In the Russian city of Penza there is a pathway that locals call “a health path”. On the path there is a 300-year-old oak that is said to be miraculous. The tree became incredibly popular among the local population after it helped a woman from the city, Nina Sizova. During WWII, Nina’s father was fighting German invaders, and at very beginning of the war the woman got a letter saying that after one battle her father went missing. It meant that Nina would never see the father again. In that epoch, the belief in God was not very popular among the youth, and Nina never believed that she could pray God and ask for help. Some of her acquaintances said she could go to the old oak and share the sorrow with it and then ask for help. It was believed that the tree could really help. The woman came to the old oak to share her sorrow with the tree and asked it to help her.
The young woman found the tree in the forest near the city, embraced its huge trunk, clung to the oak bark and prayed for her father’s rescue. In two weeks after Nina was to the forest, a postman brought a letter from her father. He wrote that after a savage fighting he had his legs terribly wounded, crawled to the coppice nearby and lost conscience. Some people found the wounded soldier in several days and took him to a hospital. Later, Nina learnt that the people found her father right on the day when she came to the oak and asked for help. Since that time, the young woman always came to the old oak regularly seeking help in solution of her problems. Every time she touched the oak bark she felt her problems were no longer burning and left the forest relieved of her sorrows. Nina believed that the tree could help her solve any problems. Indeed, Nina says that all problems in her life were easily solved and she had little trouble since she visited the old oak for the first time.
Since that miraculous rescue of Nina’s father that was believed to be thanks to the 300-year-old oak, the tree became very popular among locals seeking solution of their problems.
Young boy Vadim Kabanov learnt about the miraculous tree from his grandmother, Nina Sizova, the woman who made the tree incredibly popular during WWII. Once, being already a young man Vadim decided to ask the old oak for help when he had troubles in love. “I asked the oak to bring back my girl who abandoned me some time before. I was asking for help but slightly believed that something could be done to help me with my love. When I went home after visiting the ancient tree I felt happy and at ease. In a week my beloved called me and we were together again. I am still sure that it was the old oak that made me happy in love again,” Vadim tells his story.
After several visits to the old “wise tree” Vadim told his friends about its amazing qualities. And they also asked the tree for help. Some people asked the oak to help their relatives recover from illness and others told they were dreaming about a good job or needed solution of their love problems. Even in winter people make a way through the snow to the old oak as they need its amazing power.

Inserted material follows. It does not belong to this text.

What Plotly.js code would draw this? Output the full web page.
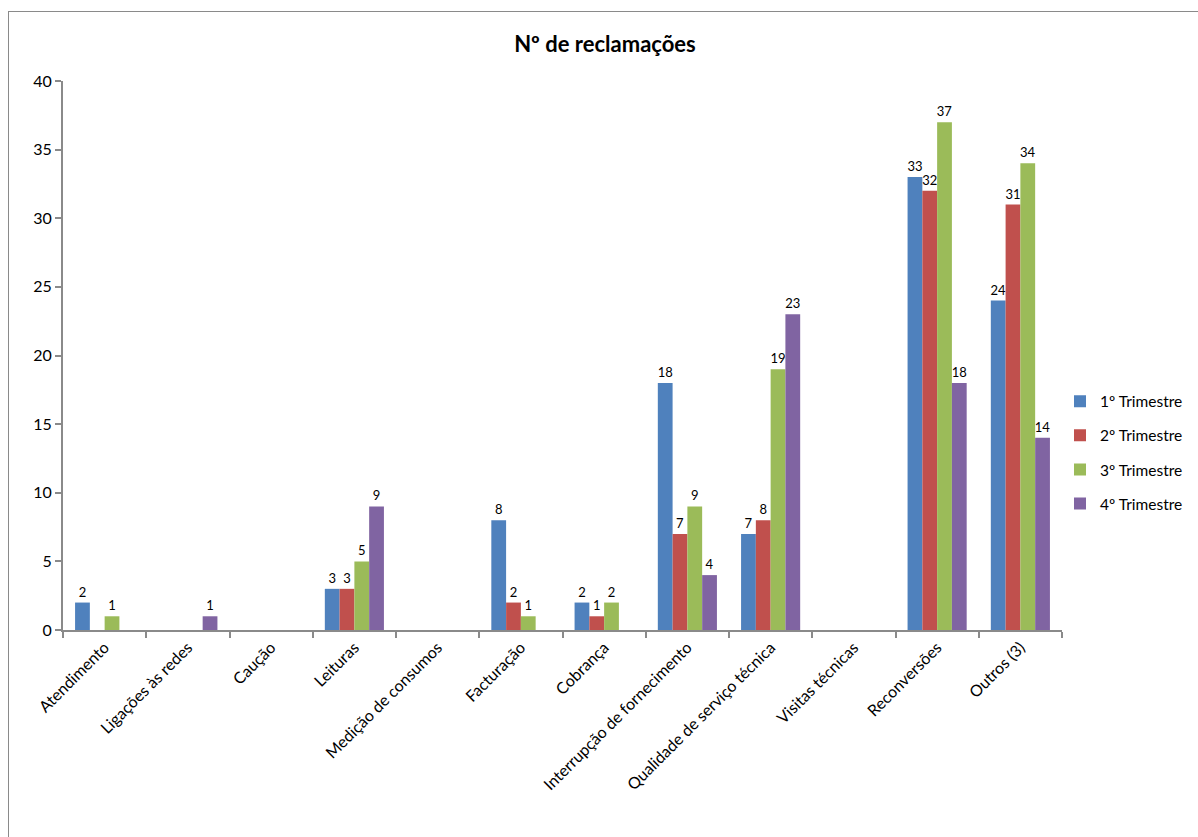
<!DOCTYPE html>
<html><head><meta charset="utf-8">
<script src="https://cdn.plot.ly/plotly-3.0.1.min.js"></script>
<style>
html,body{margin:0;padding:0;background:#fff;overflow:hidden;}
#frame{position:absolute;left:8px;top:11px;width:1300px;height:900px;border:1px solid #8a8a8a;box-sizing:border-box;pointer-events:none;}
#chart{position:absolute;left:0;top:0;width:1198px;height:837px;}
</style></head>
<body>
<div id="chart"></div>
<div id="frame"></div>
<script>
const categories = ["Atendimento","Ligações às redes","Caução","Leituras","Medição de consumos","Facturação","Cobrança","Interrupção de fornecimento","Qualidade de serviço técnica","Visitas técnicas","Reconversões","Outros (3)"];
const seriesNames = ["1º Trimestre","2º Trimestre","3º Trimestre","4º Trimestre"];
const t1 = [2,0,0,3,0,8,2,18,7,0,33,24];
const t2 = [0,0,0,3,0,2,1,7,8,0,32,31];
const t3 = [1,0,0,5,0,1,2,9,19,0,37,34];
const t4 = [0,1,0,9,0,0,0,4,23,0,18,14];
const colors = ["#4F81BD","#C0504D","#9BBB59","#8064A2"];
const allSeries = [t1,t2,t3,t4];

const font = "Lato, 'Noto Sans', 'DejaVu Sans', sans-serif";
const traces = allSeries.map((vals,i)=>({
  type:'bar',
  name: seriesNames[i],
  x: categories,
  y: vals,
  marker:{color:colors[i]},
  text: vals.map(v=> v===0 ? '' : String(v)),
  textposition:'outside',
  constraintext:'none',
  textfont:{family:font,size:13,color:'#000'},
  cliponaxis:false,
  legendgroup:'g'+i,
  hoverinfo:'none'
}));

const layout = {
  width:1198, height:837,
  paper_bgcolor:'rgba(0,0,0,0)', plot_bgcolor:'rgba(0,0,0,0)',
  margin:{l:63,r:136,t:81,b:207,autoexpand:false},
  title:{text:'<b>Nº de reclamações</b>', x:0.505, xanchor:'center', y:0.947, yanchor:'middle',
         font:{family:font,size:22,color:'#000'}},
  barmode:'group',
  bargap:0.29,
  bargroupgap:0,
  showlegend:true,
  legend:{x:0.998,xanchor:'left',y:0.447,yanchor:'top',traceorder:'grouped',tracegroupgap:11,
          font:{family:font,size:15.5,color:'#000'},itemwidth:30},
  xaxis:{type:'category', tickangle:-45, showline:true, linecolor:'#8a8a8a', linewidth:2,
         ticks:'outside', tickson:'boundaries', ticklen:6, tickcolor:'#8a8a8a', tickwidth:2,
         tickfont:{family:font,size:16,color:'#000'}, showgrid:false, zeroline:false, fixedrange:true},
  yaxis:{range:[0,40], dtick:5, tick0:0, showline:true, linecolor:'#8a8a8a', linewidth:2,
         ticks:'outside', ticklen:6, tickcolor:'#8a8a8a', tickwidth:2,
         tickfont:{family:font,size:16,color:'#000'}, showgrid:false, zeroline:false, fixedrange:true}
};
Plotly.newPlot('chart', traces, layout, {displayModeBar:false, staticPlot:true});
</script>
</body></html>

Local lore expert Ivan Kovalenko from Crimea says that almost all nations and cultures of the world worshipped trees. Aboriginal tribes of Russia’s Crimea worshipped entire sacred groves and some separate trees. Tatars of Crimea considered the Govorovsky oak tree sacred and used its leaves and bark as a medicine against many diseases. Locals living in the settlement of Gurzuf in Russia’s Black Sea coast know a legend about an old oak standing on Ayudag mountain (the Bear Mountain) known for its healing qualities. Even poets dedicated their poems to the amazing tree. Ivan Kovalenko says that neither religion nor historical upheavals that occurred in Crimea could exterminate worshipping of sacred oaks among people of Crimea.
It is up to each of us if to believe in the healing power of ancient trees or not, if worship them or not. However, for many people it is easier to live when they believe that there is something that may help solve their problems.